From start to finish, a Jacobsen home takes about 17 hours to build. Once it's on the site, interior finish work takes another four days. Complete installation, which must by done by licensed contractors, can take up to a month.
Next to Jacobsen's plant are several model homes, which customers visit after placing their orders through the company's dealers. Schrader shows off the crown jewel, a three-bedroom, two-bath model with tile floors in the kitchen and bath and 5-inch cove molding in the living area.
"Where would you find 2,000 square feet of this quality at this price?" he asks of the $150,000 home.
About 75 percent of his buyers rent the land under their homes through long-term leases. In such cases, the homeowner must buy a tag each year from the state Department of Motor Vehicles.
A minority of buyers put the homes on their own land, in which case they're responsible for property taxes and are eligible for a homestead exemption.

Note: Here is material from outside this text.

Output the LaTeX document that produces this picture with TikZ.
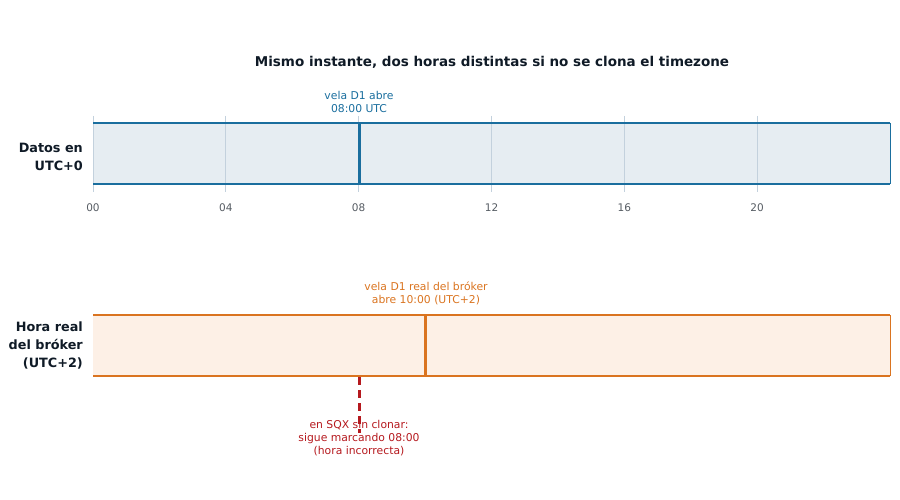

Schrader has been in the business long enough to know how to hook buyers, three-quarters of whom are retirees. He puts in extrawide hallways, a bit of marble in the bathroom and the option of stainless steel appliances in the kitchen.
"The women don't really like stainless because it shows fingerprints," he said. "But they love to go down to the clubhouse and tell the other women they got a new Jacobsen with a stainless kitchen."
Despite Schrader's conviction that Jacobsen's manufactured homes are every bit as good as site-built homes, he doesn't live in one. His home in Odessa has a 10-car garage for his car collection, and few manufactured home communities could accommodate such a hobby, he said.
Nor did Schrader let professional pride get in the way on Aug. 13, as Charley was threatening the area. Though the factory was closed so workers could be home with their families, Schrader arrived as usual at 7 a.m. He found himself answering calls from Jacobsen owners in the path of the storm, asking him what to do.
"I told them to please get out and go to a shelter," he said.